Ângelo Rodrigues – Milagros é uma cubana, de 66 anos, que conheci. Percebi que a realidade dela era bastante diferente da nossa, com um pai de 96 anos de quem estava a tomar a tempo inteiro. Reformada, tinha, no entanto, de fazer trabalhos domésticos de limpeza para lhe proporcionar qualidade de vida. Faz-nos refletir sobre como a sociedade ocidental lida com os idosos, como os descarta.
– E descarta.
– Há uma diferença grande entre o mundo ocidental e oriental. No Oriente, a posição do mais velho é sempre a mais respeitada. Os mais velhos são vistos como os anciãos, pessoas com os conselhos mais sábios, e isso seria o correto. No Ocidente, evoluímos para uma sociedade em que os cidadãos que não contribuem diretamente para a economia são considerados descartáveis, o que está profundamente errado. Os mais velhos deveriam ser os mais protegidos e recompensados pela vida que tiveram.
– Li numa publicação sua no Instagram que a Milagros o fez recordar a sua tia Estrela Novais. Que legado é que ela lhe deixou?
– A minha tia foi uma pessoa muito importante na minha vida. Tinha 69 anos. É ela a responsável por eu ser ator, porque desde criança que me levava a ver espetáculos. Era o exemplo da resiliência, de uma força fora do comum, e foi esse o legado que me deixou.
– Como é que lida com a inevitabilidade da perda dos que mais ama?
– Esse é um assunto muito presente na minha vida, porque já tive uma experiência que me levou a estar muito perto da morte. E por já ter perdido algumas pessoas próximas leva-me a refletir. Se não o fizesse seria inconsciente. E isso ajuda-me a focar-me mais no presente, porque sei que tudo é efémero. Só quem não passa por experiências dessas é que não percebe a fragilidade da nossa condição enquanto seres humanos.
– Quando se está perante a morte e se consegue sobreviver, de que forma é que uma pessoa se agarra a vida?
– Quero acreditar que é como se eu tivesse adquirido um superpoder, que é uma oportunidade que mais ninguém tem. Eu percebi na primeira pessoa que a vida é finita, e foi-me dada uma segunda oportunidade para voltar a fazer as coisas, mas de outra forma. Uma oportunidade para valorizar o presente, o que não fazia até então. Sou eternamente grato a esse momento, porque fez de mim uma pessoa muito melhor.

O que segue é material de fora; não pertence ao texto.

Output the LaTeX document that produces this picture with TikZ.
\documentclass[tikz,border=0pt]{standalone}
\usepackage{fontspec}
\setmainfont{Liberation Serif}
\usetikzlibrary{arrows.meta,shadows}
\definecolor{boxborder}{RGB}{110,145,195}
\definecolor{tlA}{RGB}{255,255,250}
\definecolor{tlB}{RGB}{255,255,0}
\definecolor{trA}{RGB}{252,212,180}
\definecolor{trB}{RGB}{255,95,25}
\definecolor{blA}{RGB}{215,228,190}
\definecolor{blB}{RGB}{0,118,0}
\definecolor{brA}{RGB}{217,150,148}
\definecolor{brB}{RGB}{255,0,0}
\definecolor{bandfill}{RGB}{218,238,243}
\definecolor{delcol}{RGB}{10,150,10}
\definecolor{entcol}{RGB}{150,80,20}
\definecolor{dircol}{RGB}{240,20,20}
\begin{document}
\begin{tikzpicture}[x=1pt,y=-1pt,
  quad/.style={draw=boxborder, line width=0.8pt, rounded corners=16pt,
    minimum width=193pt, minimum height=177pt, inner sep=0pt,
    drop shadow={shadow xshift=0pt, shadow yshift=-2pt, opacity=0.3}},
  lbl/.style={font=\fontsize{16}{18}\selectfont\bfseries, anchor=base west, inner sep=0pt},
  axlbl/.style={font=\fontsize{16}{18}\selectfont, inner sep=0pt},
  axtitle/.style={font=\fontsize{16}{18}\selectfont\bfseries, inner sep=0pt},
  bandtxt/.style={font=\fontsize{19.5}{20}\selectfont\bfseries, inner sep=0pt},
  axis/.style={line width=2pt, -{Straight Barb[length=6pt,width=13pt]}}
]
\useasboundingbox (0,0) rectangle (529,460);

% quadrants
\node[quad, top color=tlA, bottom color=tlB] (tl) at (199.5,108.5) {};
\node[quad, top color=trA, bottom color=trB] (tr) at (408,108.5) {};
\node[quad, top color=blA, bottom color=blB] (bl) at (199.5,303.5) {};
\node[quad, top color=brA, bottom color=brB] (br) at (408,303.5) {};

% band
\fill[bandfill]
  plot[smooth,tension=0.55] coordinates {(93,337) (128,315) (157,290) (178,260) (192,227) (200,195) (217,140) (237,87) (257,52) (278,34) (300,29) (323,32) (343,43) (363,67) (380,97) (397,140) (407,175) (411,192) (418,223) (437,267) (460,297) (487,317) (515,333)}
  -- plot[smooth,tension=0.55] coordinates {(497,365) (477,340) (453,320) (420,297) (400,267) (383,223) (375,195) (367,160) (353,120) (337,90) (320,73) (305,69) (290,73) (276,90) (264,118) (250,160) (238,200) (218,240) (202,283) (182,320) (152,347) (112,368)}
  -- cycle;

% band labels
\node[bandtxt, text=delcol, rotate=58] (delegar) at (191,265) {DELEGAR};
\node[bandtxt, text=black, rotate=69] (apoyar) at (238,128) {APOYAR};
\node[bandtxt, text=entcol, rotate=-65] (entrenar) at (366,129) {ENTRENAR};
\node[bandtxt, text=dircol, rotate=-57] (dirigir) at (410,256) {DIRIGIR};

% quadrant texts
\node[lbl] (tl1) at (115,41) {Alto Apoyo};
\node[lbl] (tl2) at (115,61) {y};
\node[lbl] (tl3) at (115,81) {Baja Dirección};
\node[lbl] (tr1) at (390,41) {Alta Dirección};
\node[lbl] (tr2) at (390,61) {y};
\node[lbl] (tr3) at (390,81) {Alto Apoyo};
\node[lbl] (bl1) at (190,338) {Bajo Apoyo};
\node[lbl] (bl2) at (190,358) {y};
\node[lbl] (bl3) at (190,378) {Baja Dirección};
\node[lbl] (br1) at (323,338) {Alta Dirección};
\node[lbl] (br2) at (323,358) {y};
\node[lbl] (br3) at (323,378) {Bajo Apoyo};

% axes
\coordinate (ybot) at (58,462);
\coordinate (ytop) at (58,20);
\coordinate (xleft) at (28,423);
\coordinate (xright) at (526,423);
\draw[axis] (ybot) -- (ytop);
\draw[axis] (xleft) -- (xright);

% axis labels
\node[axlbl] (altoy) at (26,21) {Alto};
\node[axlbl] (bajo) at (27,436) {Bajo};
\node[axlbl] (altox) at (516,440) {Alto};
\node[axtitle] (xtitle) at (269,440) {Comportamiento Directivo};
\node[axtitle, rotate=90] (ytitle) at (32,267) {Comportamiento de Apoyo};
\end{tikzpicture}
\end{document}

– Como é que está a aproveitar essa oportunidade que a vida lhe deu?
– Carpe diem, na sua perfeita definição. Aproveitar o dia, mas não numa perspetiva hedonista, não na busca constante do prazer diário, é mais encontrar validade nos momentos que vivemos e nas pessoas que conhecemos. Naturalmente, consigo fazer uma triagem melhor do que preciso na minha vida e do que não preciso.

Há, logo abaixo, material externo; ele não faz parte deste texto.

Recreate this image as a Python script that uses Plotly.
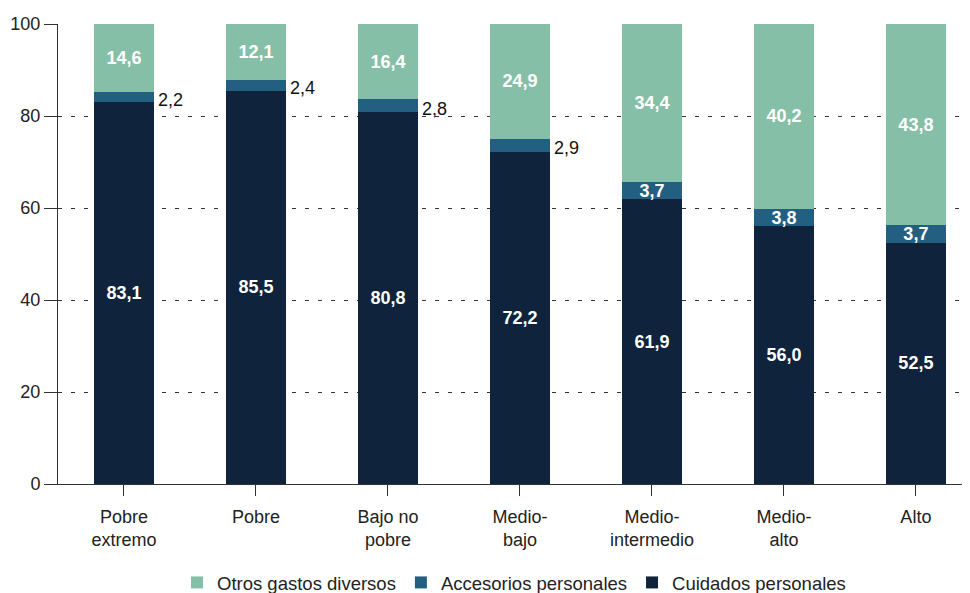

– Houve certamente mudanças significativas nas prioridades. Alterou crenças ou valores?
– Sim, comecei a pensar mais no tipo de ser humano que queria ser, e percebi que o que queria agregar à minha existência eram valores verdadeiramente significativos, para ficarem na memória daqueles de quem gostamos. Aproximei-me da espiritualidade e até da fé. Tinha uma forma completamente ateia de ver o mundo e como é um milagre o eu ter sobrevivido, negar tudo o que era espiritual era só um lugar de conforto.
– Que Ângelo é que descobriu depois desse processo?
– Um Ângelo com a velocidade certa que quer ter na vida, com o balanço correto entre a efusividade de alguns momentos e a calmaria de outros, ter esse equilíbrio.
– A imagem passou a ter uma importância secundária?
– A minha profissão vive disso, é-nos exigido de alguma forma que, para termos alguma longevidade nesta profissão, para durarmos mais tempo, tenhamos de ter cuidado com a imagem, e até nisso coloquei as coisas no devido lugar, ao tornar-me mais consciente para não cair numa imagem mais superficial que tive no passado, era só uma estratégia de sobrevivência.
– De que forma é que essa experiência mudou a forma como se relaciona com os outros?
– Mudou completamente. Ajudou-me a fazer uma filtragem automática de quem quero ter na minha vida e das pessoas que não me interessam, e a saber valorizar os momentos, sem me render à efemeridade dos mesmos.
– Cinco anos depois, e agora com maior distanciamento, quais foram as maiores lições que retirou com essa experiência.
– A principal é que a minha intimidade foi de tal forma devassada que percebi que não era de facto por causa disso que eu estava nesta profissão. Sou ator por uma paixão intrínseca, então não preciso de eventos, de fotografias, mas, ao mesmo tempo, é uma consequência da minha profissão, por isso tornei-me mais consciente do ser humano que sou e de como quero passar essa informação. Antes, vivia sem refletir tanto sobre isso.
– É por isso que tem resguardado a sua vida amorosa?
– Sim, escreve-se tanta coisa que já não me dou ao trabalho de desmentir. Se não quero ser desviado do meu centro de tranquilidade, ignoro certas coisas. Já consigo fazer outra leitura. Há pessoas que fazem “barulho”, porque às vezes, para nos tornarmos relevantes, é preciso fazer ruído. E eu pude conquistar algumas coisas na minha vida privada e na minha carreira para já não precisar de fazer ruído. É uma paz que nem consigo explicar.